My quest to become a locavore took me over to 460° bread the other day. It’s an artisan bakery in Driggs that has been supplying the Teton region with high-quality, delicious, eat-an-entire-loaf-in-one-sitting bread for the last year or so. After spending a short while talking with Jerod and Ty, I honestly felt like I wanted to quit my job and bake bread with them forevermore. Perhaps it’s the pervasive smell of bread that surrounds you as you walk it, the beautiful light that pours in from the windows high in the industrial walls, or perhaps the fact the Jerod and Ty have to be two of the nicest people I’ve ever met. I was there to buy some bread and snap a few shots, but I couldn’t help drilling them with questions as well. Here’s the thing. They don’t mind. In fact, they love it. I knew this already since my husband and I spent our Valentine’s dinner at Forage next to Jerod and his wife, Sage. I just couldn’t help asking Jerod one question about bread…specifically, how best to store it…even though he was ‘off the clock’. He didn’t miss a beat, and a sparkle shone in his eye as he talked about the doughy delight. One question led to another and I gained a lot of bread knowledge and enthusiasm that evening. It’s obvious that he enjoys everything about what he is doing. Pretty awesome, huh?
I watched briefly as they worked in sync, kneading, tossing flour, prepping, cleaning. And I asked more questions. Let’s talk about the bread being local. I’m finding a lot of gray area when it comes to “local” food, and I’m molding my definition of what I believe that is as I learn more. 460° bread is milled, made and baked locally, and there is a true respect for the ingredients they use. They’ve always milled their own flour…a feat I find most impressive….but they recently have been getting their grain from a farmer in Rexburg. Other sources come from Logan, Utah and a variety of other places, but all of these vendors have been hand-picked. Most of their ingredients are organic, and perhaps they will be certified one day. But the point is how conscientious they are about their ingredient sources…and most other things (Jerod and Sage live ‘off the grid’ and would also be happy to chat about that too.) In short, you won’t see a Sysco truck parked out front anytime soon.

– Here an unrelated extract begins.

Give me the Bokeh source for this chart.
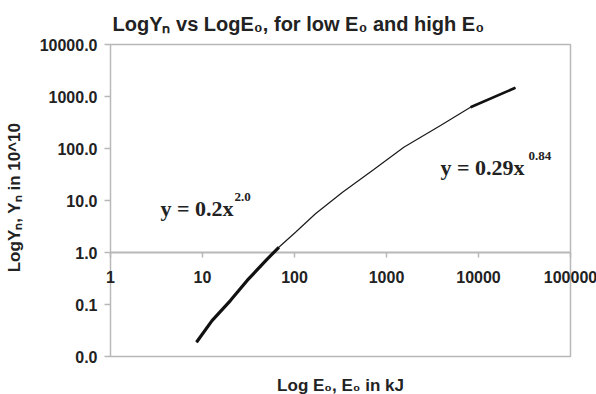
from bokeh.plotting import figure
from bokeh.models import FixedTicker, CustomJSTickFormatter
from bokeh.core.properties import value
from bokeh.embed import file_html
from bokeh.resources import INLINE
import math

# ---- data ----
e0 = [8.6, 12.7, 20.1, 30.6, 50.5, 67.6, 102.6, 169, 330, 728, 1542, 3865, 8185, 25200]
yn = [0.0188, 0.049, 0.119, 0.29, 0.746, 1.26, 2.45, 5.55, 14.3, 39.5, 106, 277, 623, 1470]
low_n = 6      # first points drawn thick (low E0 region)
high_from = 12 # last points drawn thick (high E0 region)

x_ticks = [1, 10, 100, 1000, 10000, 100000]
x_tick_labels = ["1", "10", "100", "1000", "10000", "100000"]
y_ticks = [0.01, 0.1, 1, 10, 100, 1000, 10000]

title_text = "LogY\u2099 vs LogE\u2080, for low E\u2080 and high E\u2080"
y_title = "LogY\u2099, Y\u2099 in 10^10"
x_title = "Log E\u2080, E\u2080 in kJ"

GRAY = "#b8b8b8"
TXT = "#222222"
SANS = "Liberation Sans"
SERIF = "Liberation Serif"

# The frame is larger than the plotted box (drawn as a quad), so that edge
# tick labels and the titles can be drawn as unclipped text.
XDEC = 92.0   # px per decade along x
YDEC = 52.0   # px per decade along y
x_lo, x_hi = x_ticks[0], x_ticks[-1]
y_lo, y_hi = y_ticks[0], y_ticks[-1]

p = figure(width=596, height=394, x_axis_type="log", y_axis_type="log",
           x_range=(x_lo * 10 ** (-6 / XDEC), x_hi * 10 ** (26 / XDEC)),
           y_range=(y_lo * 10 ** (-38 / YDEC), y_hi * 10 ** (44 / YDEC)),
           output_backend="svg", toolbar_location=None,
           x_axis_location=None,
           min_border_left=104, min_border_right=0,
           min_border_top=0, min_border_bottom=0)

p.xgrid.visible = False
p.ygrid.visible = False
p.outline_line_color = None
p.background_fill_color = "white"
p.border_fill_color = "white"

ax = p.yaxis[0]
ax.ticker = FixedTicker(ticks=y_ticks)
ax.formatter = CustomJSTickFormatter(code="return tick.toFixed(1);")
ax.axis_line_color = None
ax.major_tick_line_color = GRAY
ax.major_tick_line_width = 1.5
ax.major_tick_out = 0
ax.major_tick_in = 6
ax.minor_tick_line_color = None
ax.major_label_standoff = 7
ax.major_label_text_font = SANS
ax.major_label_text_font_style = "bold"
ax.major_label_text_font_size = "16px"
ax.major_label_text_color = TXT
ax.axis_label = y_title
ax.axis_label_standoff = 13
ax.axis_label_text_font = SANS
ax.axis_label_text_font_style = "bold"
ax.axis_label_text_font_size = "17px"
ax.axis_label_text_color = TXT

# plot box
p.quad(left=[x_lo], right=[x_hi], bottom=[y_lo], top=[y_hi],
       fill_color=None, line_color=GRAY, line_width=1.5)

# x axis drawn along y = 1
p.line([x_lo, x_hi], [1, 1], line_color=GRAY, line_width=2)
p.ray(x=x_ticks, y=[1] * len(x_ticks), length=5, length_units="screen",
      angle=-math.pi / 2, line_color=GRAY, line_width=1.5)
p.text(x=x_ticks, y=[1] * len(x_ticks), text=x_tick_labels,
       text_align="center", text_baseline="top", y_offset=18,
       text_font=value(SANS), text_font_style="bold", text_font_size="16px",
       text_color=TXT)

# curve
p.line(e0, yn, line_color="#1a1a1a", line_width=1.2)
p.line(e0[:low_n], yn[:low_n], line_color="#111111", line_width=3.2)
p.line(e0[high_from:], yn[high_from:], line_color="#111111", line_width=2.6)

# equations
p.text(x=[3.5], y=[7.0], text=["y = 0.2x"], text_align="left", text_baseline="alphabetic",
       text_font=value(SERIF), text_font_style="bold", text_font_size="22px", text_color=TXT)
p.text(x=[22.3], y=[11.6], text=["2.0"], text_align="left", text_baseline="alphabetic",
       text_font=value(SERIF), text_font_style="bold", text_font_size="13px", text_color=TXT)
p.text(x=[3864], y=[43.7], text=["y = 0.29x"], text_align="left", text_baseline="alphabetic",
       text_font=value(SERIF), text_font_style="bold", text_font_size="22px", text_color=TXT)
p.text(x=[34900], y=[73.3], text=["0.84"], text_align="left", text_baseline="alphabetic",
       text_font=value(SERIF), text_font_style="bold", text_font_size="13px", text_color=TXT)

# chart title (above the box, left-aligned with it)
p.text(x=[x_lo], y=[y_hi], text=[title_text], text_align="left", text_baseline="alphabetic",
       x_offset=2, y_offset=-21,
       text_font=value(SANS), text_font_style="bold", text_font_size="20px", text_color=TXT)

# x title below the box (cut by the bottom edge, as in the reference)
p.text(x=[math.sqrt(x_lo * x_hi)], y=[y_lo], text=[x_title], text_align="center",
       text_baseline="top", x_offset=0, y_offset=19,
       text_font=value(SANS), text_font_style="bold", text_font_size="17px", text_color=TXT)

open("out.html", "w").write(file_html(p, INLINE))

What strikes me about bread-making is how incredibly simple and utterly complicated it is. The ingredients are basic: flour, water, sea salt (by the way, they use no oil or sugar except for a bit of olive oil in the ciabatta,) but the process takes a lot of knowledge and patience (ok, so maybe this wouldn’t be a good career for me afterall.) The name, of course, comes from the optimal temperature to bake artisan bread…duh (yeah, I had to ask.) Anyway, Ty and Jerod seem to me like they were made for this. They are friends from college and reunited in Teton Valley at a time when they were both pondering their next career move. Both having a love for baking, and Jerod just having spent the last few years baking bread weekly in his stone oven at home, they decided to take the leap and start a bakery in the same place where two other bakeries had failed before.
I asked Jerod what brought him to bread-making. His response was more poetic that I’ll do it justice, but he said he used to be a builder, a green builder specifically. He loved the way you build something, worked the wood and considered the details. And he sees a loaf of bread in the same way that he sees a structure completed. You lay the ground work and put in the effort, and in the end you’ve created something wonderful.
Their customers are split fairly evenly between retail and restaurant. They bake up specialty breads for different restaurants. I found out they make a bacon thyme bread for a sandwich served at Spoons in Victor. I’ll be trying that.
The monster Bongard Oven. The tubes around the inside area circulate water to give just the right amount of moisture during the baking process.
Ciabatta, one of my favorites.
Amanda, rocking the baguettes.
Jerod sends me on my way with a few more tips…cause I ask a lot of questions.
(For my fellow geek Mac friends, I also learned the degree symbol’s key command is shift-option-8.)
And I forgot to mention that Jerod and his wife, Sage, are incredible musicians and you should hire them for your wedding! I hear Ty and his wife, Rose, play with them too.